Prerequisite: A precalculus course (can be taken concurrently) or Advanced Algebra (B) or Algebra 2 with Trigonometry (B)
Forensic Science
This term course provides an introduction to the many scientific and procedural methods involved in the field of crime scene investigation. The primary focus is on the particular scientific techniques used to analyze a variety of types of forensic evidence. In addition to becoming proficient in each of these techniques students need to understand the scientific principles that make these tests possible and valid. Some of the laboratory experiments include fingerprinting, flame tests, blood typing, DNA analysis, gel electrophoresis, print casting, and fiber, hair, and blood pattern analysis. Laboratory activities take place during most class periods and are supplemented by reading assignments from the text. A final project challenges students to apply the techniques they have learned to complete an investigation of a staged crime scene.
This course fulfills 1 credit of the life science requirement.
Cognitive Neurology
This term course delves into underlying questions regarding our evolution, behavior, and perception. Students explore some of the questions regarding the way we, as a species, perceive, behave, and respond to the world around us, challenging themselves to look for connections. As they search for a deeper understanding of the scientific principles covered, students examine the validity of the theories presented to them about how the brain works. Specific topics covered include the limbic system, memory, visual perception and processing, and some interesting cognitive disorders that give us a window into the inner workings of the brain.

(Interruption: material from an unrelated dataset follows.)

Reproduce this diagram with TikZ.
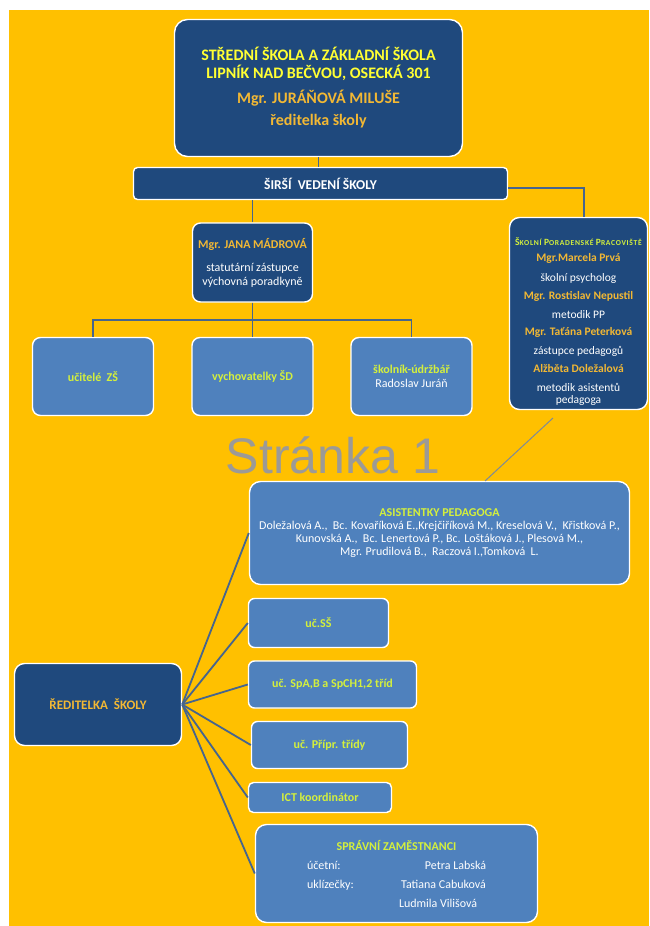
\documentclass[tikz,border=0pt]{standalone}
\usepackage{fontspec}
\setmainfont{Carlito}
\newfontfamily\wmfont{Liberation Sans}
\definecolor{bgor}{HTML}{FFC000}
\definecolor{dblue}{HTML}{1F497D}
\definecolor{lblue}{HTML}{4F81BD}
\definecolor{conncol}{HTML}{46658E}
\definecolor{limet}{HTML}{D4F03C}
\definecolor{yelt}{HTML}{FFFF33}
\definecolor{goldt}{HTML}{F2B834}
\definecolor{wmgray}{HTML}{9C9A96}
\definecolor{thinline}{HTML}{7D8A99}
\newcommand{\fsz}[2]{\fontsize{#1}{#2}\selectfont}
\begin{document}
\begin{tikzpicture}[x=1pt,y=-1pt,
  box/.style={draw=white, line width=1.4pt, rounded corners=8pt, align=center, inner sep=1pt, font=\fsz{12}{14}},
  dbox/.style={box, fill=dblue},
  lbox/.style={box, fill=lblue},
  conn/.style={draw=conncol, line width=1.8pt},
  thin/.style={draw=thinline, line width=1pt}
]
\useasboundingbox (0,0) rectangle (649,926);
\fill[white] (0,0) rectangle (649,926);
\fill[bgor] (9,10) rectangle (649,926);

% top part
\node[dbox, rounded corners=13pt, minimum width=288pt, minimum height=137pt, font=\fsz{16}{18}\bfseries] (top) at (318.5,88)
  {\textcolor{yelt}{STŘEDNÍ ŠKOLA A ZÁKLADNÍ ŠKOLA}\\
   \textcolor{yelt}{LIPNÍK NAD BEČVOU, OSECKÁ 301}\\[7pt]
   \textcolor{goldt}{Mgr. JURÁŇOVÁ MILUŠE}\\[4pt]
   \textcolor{goldt}{ředitelka školy}};
\node[dbox, rounded corners=4pt, minimum width=374pt, minimum height=32pt, font=\fsz{13.5}{16}\bfseries, text=white] (sirsi) at (320.5,183.5) {ŠIRŠÍ\ \ VEDENÍ ŠKOLY};

\node[dbox, minimum width=120pt, minimum height=79pt] (madrova) at (252.5,262.5)
  {\textcolor{goldt}{\bfseries Mgr. JANA MÁDROVÁ}\\[9pt]
   \textcolor{white}{statutární zástupce}\\
   \textcolor{white}{výchovná poradkyně}};

\node[lbox, minimum width=121pt, minimum height=78pt, font=\fsz{12}{14}\bfseries, text=limet] (ucitele) at (93,376.5) {učitelé\ \ ZŠ};
\node[lbox, minimum width=121pt, minimum height=78pt, font=\fsz{12}{14}\bfseries, text=limet] (vych) at (252.5,376.5) {vychovatelky ŠD};
\node[lbox, minimum width=121pt, minimum height=78pt] (skolnik) at (411.5,376.5)
  {\textcolor{limet}{\bfseries školník-údržbář}\\
   \textcolor{white}{Radoslav Juráň}};

\node[dbox, rounded corners=10pt, minimum width=138pt, minimum height=192pt] (spp) at (578.5,313.5) {};
\node[align=center, font=\fsz{11.5}{12}] (spptxt) at (578.5,322)
  {\textcolor{limet}{\bfseries\addfontfeature{LetterSpace=9}\fsz{9.5}{12}Š\fsz{7.6}{12}KOLNÍ \fsz{9.5}{12}P\fsz{7.6}{12}ORADENSKÉ \fsz{9.5}{12}P\fsz{7.6}{12}RACOVIŠTĚ}\\[4pt]
   \textcolor{goldt}{\bfseries Mgr.Marcela Prvá}\\[8pt]
   \textcolor{white}{školní psycholog}\\[6pt]
   \textcolor{goldt}{\bfseries Mgr. Rostislav Nepustil}\\[7pt]
   \textcolor{white}{metodik PP}\\[5pt]
   \textcolor{goldt}{\bfseries Mgr. Taťána Peterková}\\[7pt]
   \textcolor{white}{zástupce pedagogů}\\[6pt]
   \textcolor{goldt}{\bfseries Alžběta Doležalová}\\[7pt]
   \textcolor{white}{metodik asistentů}\\
   \textcolor{white}{pedagoga}};

% watermark
\node[font=\wmfont\fsz{50}{56}, text=wmgray] (wm) at (333,455) {Stránka 1};

% lower part
\node[lbox, rounded corners=11pt, minimum width=380pt, minimum height=103pt, font=\fsz{12}{13}] (asist) at (439.5,533)
  {\textcolor{limet}{\bfseries ASISTENTKY PEDAGOGA}\\
   \textcolor{white}{Doležalová A.,\ \ Bc. Kovaříková E.,Krejčiříková M., Kreselová V.,\ \ Křistková P.,}\\
   \textcolor{white}{Kunovská A.,\ \ Bc. Lenertová P., Bc. Loštáková J., Plesová M.,}\\
   \textcolor{white}{Mgr. Prudilová B.,\ \ Raczová I.,Tomková\ \ L.}};

\node[lbox, rounded corners=6pt, minimum width=140pt, minimum height=49pt, font=\fsz{12}{14}\bfseries, text=limet] (uss) at (318.5,623) {uč.SŠ};
\node[lbox, rounded corners=6pt, minimum width=168pt, minimum height=47pt, font=\fsz{12}{14}\bfseries, text=limet] (spa) at (332.5,684.5) {uč. SpA,B a SpCH1,2 tříd};
\node[lbox, rounded corners=6pt, minimum width=156pt, minimum height=47pt, font=\fsz{12}{14}\bfseries, text=limet] (pripr) at (329.5,745) {uč. Přípr. třídy};
\node[lbox, rounded corners=5pt, minimum width=143pt, minimum height=30pt, font=\fsz{12}{14}\bfseries, text=limet] (ict) at (320,797.5) {ICT koordinátor};
\node[lbox, rounded corners=11pt, minimum width=282pt, minimum height=98pt, font=\fsz{12}{19}] (sprav) at (396.5,873.5)
  {\textcolor{limet}{\bfseries SPRÁVNÍ ZAMĚSTNANCI}\\
   \textcolor{white}{\makebox[179pt]{účetní:\hfill Petra Labská}}\\
   \textcolor{white}{\makebox[179pt]{uklízečky:\hfill Tatiana Cabuková}}\\
   \textcolor{white}{\makebox[179pt][l]{\hspace{92pt}Ludmila Vilišová}}};

\node[dbox, rounded corners=10pt, minimum width=167pt, minimum height=82pt, font=\fsz{13}{15}\bfseries, text=goldt] (boss) at (98,704.5) {ŘEDITELKA\ \ ŠKOLY};

% connectors
\coordinate (bus) at (252.5,320);
\coordinate (sppin) at (584,217);
\draw[conn] (top.south) -- (top.south |- sirsi.north);
\draw[conn] (madrova.north |- sirsi.south) -- (madrova.north);
\draw[conn] ([yshift=-4.5pt]sirsi.east) -| (sppin);
\draw[conn] (madrova.south) -- (vych.north);
\draw[conn] (ucitele.north) |- (bus) -| (skolnik.north);

\draw[conn] (boss.east) -- (asist.west);
\draw[conn] (boss.east) -- (uss.west);
\draw[conn] (boss.east) -- (spa.west);
\draw[conn] (boss.east) -- (pripr.west);
\draw[conn] (boss.east) -- (ict.west);
\draw[conn] (boss.east) -- (sprav.west);

\coordinate (g1) at (553,418);
\coordinate (g2) at (485,481);
\draw[thin] (g1) -- (g2);
\end{tikzpicture}
\end{document}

Students are expected to maintain a well-organized, detailed journal to document observations and reflections from readings, discussions, and lab activities. Among the thought-provoking readings for this course are challenging technical articles, Rita Carter’s Mapping the Mind and Steven Pinker’s How the Mind Works. One major oral presentation is required.
This course fulfills 1 credit of the life science requirement.
Marine Science
This term course provides an introduction to the physical, chemical, biological, and environmental role the oceans and their margins (estuaries, wetlands) play in the planet's evolution. We will learn how the oceans were formed and how they are steadily transformed by geologic and biological forces. How the oceans affect the planet's weather and its role in global warming will be important topics. We will examine the many kinds of organisms that inhabit the various realms of the oceans and how human activity has affected the health of the world's seas. A field trip to an aquarium or a spring trip to a shore based research program might be possible. Students will be expected to produce a couple of presentations about a specific marine topic.
This course fulfills 1 credit of the life science requirement.